# Selling



## Tristan

Any one have any luck selling bracelets on line. Like ebay or Amazon

Sent from my SAMSUNG-SGH-I717 using Paracord Forum mobile app


----------



## justin_deans

I do


Sent from my iPod touch using Paracord Forum


----------



## Paracord-Crafters

We have never tried Amazan but we do run a bunch of stuff on eBay and have had very little luck lately with our bracelets.. It's very hard to compete with the number of sellers out there and the fact that they are selling them as cheap as .99 from china..


----------



## MrParacord

justin_deans said:


> I do
> 
> 
> Sent from my iPod touch using Paracord Forum


Care to elaborate.


----------



## moff1888

I use a Facebook page to 'promote' what I do. Not going to make my millions but it's a good way of showing what you can do and get it out there. 


Spero Meliora


----------



## MrParacord

I'm not a fan of FB so I like to use Instagram to promote.


----------



## moff1888

I haven't used Instagram so I'll look at that. 

Facebook has worked relatively well for my paracord page so far. 


Sent from my iPhone using Paracord Forum


----------



## ForeverBlue232

I'm just a very green beginner, but at this point I'm operating via Facebook and local word of mouth. So far things are going decent. But I wonder once I have kind of exhausted my circle of immediate contacts, how hard it might be to make sales in the future. I'm doing this to raise money for project of mine at the local FOP lodge, not for personal profit.

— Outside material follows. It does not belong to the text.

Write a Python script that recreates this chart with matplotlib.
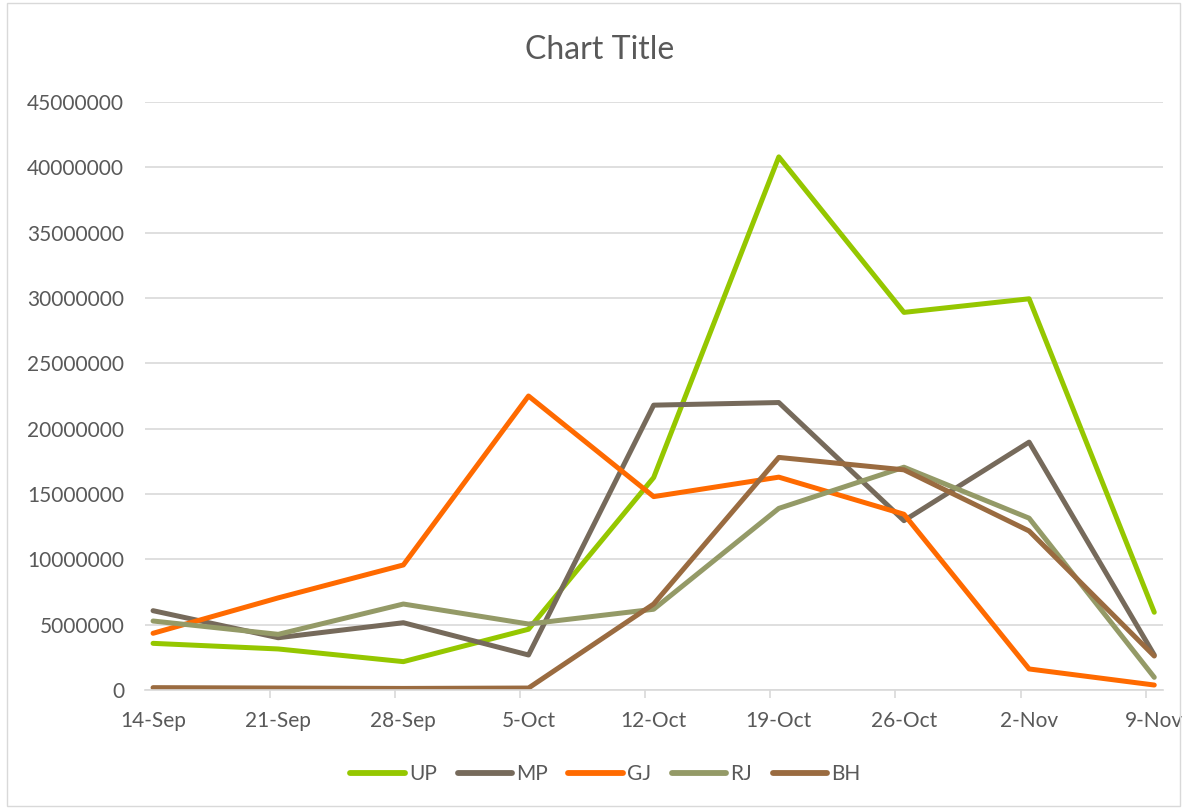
import matplotlib.pyplot as plt
from matplotlib.patches import Rectangle
from matplotlib.ticker import FixedLocator

plt.rcParams["font.family"] = ["Lato", "DejaVu Sans"]

dates = ["14-Sep", "21-Sep", "28-Sep", "5-Oct", "12-Oct", "19-Oct", "26-Oct", "2-Nov", "9-Nov"]
up = [3570000, 3140000, 2170000, 4650000, 16260000, 40800000, 28900000, 29940000, 5950000]
mp = [6070000, 4000000, 5150000, 2680000, 21800000, 22000000, 12960000, 18970000, 2680000]
gj = [4340000, 7050000, 9570000, 22500000, 14800000, 16290000, 13450000, 1610000, 380000]
rj = [5280000, 4260000, 6580000, 5050000, 6180000, 13900000, 17050000, 13150000, 970000]
bh = [180000, 150000, 120000, 150000, 6580000, 17800000, 16850000, 12170000, 2600000]

series = [
    ("UP", up, "#95c700"),
    ("MP", mp, "#766a5b"),
    ("GJ", gj, "#ff6a00"),
    ("RJ", rj, "#949a67"),
    ("BH", bh, "#9a6b40"),
]

text_col = "#595959"
grid_col = "#d9d9d9"

fig = plt.figure(figsize=(11.87, 8.09), dpi=100)
fig.patches.append(Rectangle((0.006, 0.004), 0.988, 0.992, transform=fig.transFigure,
                             fill=False, edgecolor=grid_col, linewidth=1))
ax = fig.add_axes([0.1222, 0.1471, 0.8576, 0.7268])

x = list(range(len(dates)))
for name, vals, col in series:
    ax.plot(x, vals, color=col, linewidth=3.6, label=name,
            solid_capstyle="round", solid_joinstyle="round")

ax.set_ylim(0, 45000000)
ax.set_xlim(-0.064, 8.07)
ax.set_yticks(range(0, 45000001, 5000000))
ax.yaxis.set_major_formatter(plt.FuncFormatter(lambda v, p: f"{int(v)}"))
ax.set_xticks(x)
ax.set_xticklabels(dates)
ax.xaxis.set_minor_locator(FixedLocator([i - 0.068 for i in x]))

ax.grid(axis="y", color=grid_col, linewidth=1.2)
ax.set_axisbelow(True)
for s in ["top", "right", "left"]:
    ax.spines[s].set_visible(False)
ax.spines["bottom"].set_color(grid_col)
ax.spines["bottom"].set_linewidth(1.2)

ax.tick_params(axis="y", length=0, labelsize=15, labelcolor=text_col, pad=15)
ax.tick_params(axis="x", which="major", length=0, labelsize=15, labelcolor=text_col, pad=15)
ax.tick_params(axis="x", which="minor", length=6, color=grid_col, width=1.2)

fig.text(0.505, 0.938, "Chart Title", ha="center", va="center", fontsize=23, color=text_col)

leg = ax.legend(loc="center", bbox_to_anchor=(0.51, 0.043), bbox_transform=fig.transFigure,
                ncol=5, frameon=False, fontsize=15, labelcolor=text_col,
                handlelength=2.6, handletextpad=0.2, columnspacing=1.0)
for h in leg.get_lines():
    h.set_linewidth(4.2)

fig.savefig("out.png", dpi=100)
plt.close(fig)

But I'd love to reach a point where I could raise maybe $1000 or so in proceeds to go to my project.


Sent from my iPad using Paracord Forum


----------



## Technog33k

Mine are through word of mouth, facebook and twitter...Going to do a few craft shows in the not too distant future and maybe a flea market or two. Plus while I'm at a scout fundraiser (table set up outside of Karns, Giant, etc) I'm working on paracord and usually get a few sales that way, but those proceeds are very small and usually just go into the donation jar.


----------



## MrParacord

A fundraiser would be good. Flea markets are hit or miss. Most of the time people are looking for practically free stuff meaning they want to pay next to nothing regardless of the item.


----------



## justin_deans

MrParacord said:


> Care to elaborate.


what do you mean


----------



## MrParacord

justin_deans said:


> what do you mean


How easy/hard is it selling on eBay and Amazon?


----------



## justin_deans

MrParacord said:


> How easy/hard is it selling on eBay and Amazon?


oh for me its pretty easy


----------



## higdeezy45b

I have placed a couple bracelets on eBay nothing has sold yet.... I'm thinking the market may be just too saturated with Paracord bracelets for them to be profitable on eBay. My thinking is that maybe more unique items that venture beyond your simple bracelet with be a better way to make money on eBay. I could be wrong. I also have a FB page that I have sold a few bracelets and items from. Nothing major though.


----------



## CharlieBear

Go to fairs and things, chuck up a table and a nice sign and a couple of types you do and the colours you have and you may get things, try making key fobs, pouches, bracelets, handle wrapped walking sticks..... Lots of different things


Sent from my iPhone using Paracord Forum


----------



## MrParacord

higdeezy45b said:


> I have placed a couple bracelets on eBay nothing has sold yet.... I'm thinking the market may be just too saturated with Paracord bracelets for them to be profitable on eBay. My thinking is that maybe more unique items that venture beyond your simple bracelet with be a better way to make money on eBay. I could be wrong. I also have a FB page that I have sold a few bracelets and items from. Nothing major though.


Do you still sell on Ebay? If so change your password. 
http://mobile.reuters.com/article/idUSBREA4K0B420140522?irpc=932


----------



## higdeezy45b

Thanks I changed it earlier today.


----------



## MrParacord

No problem.


----------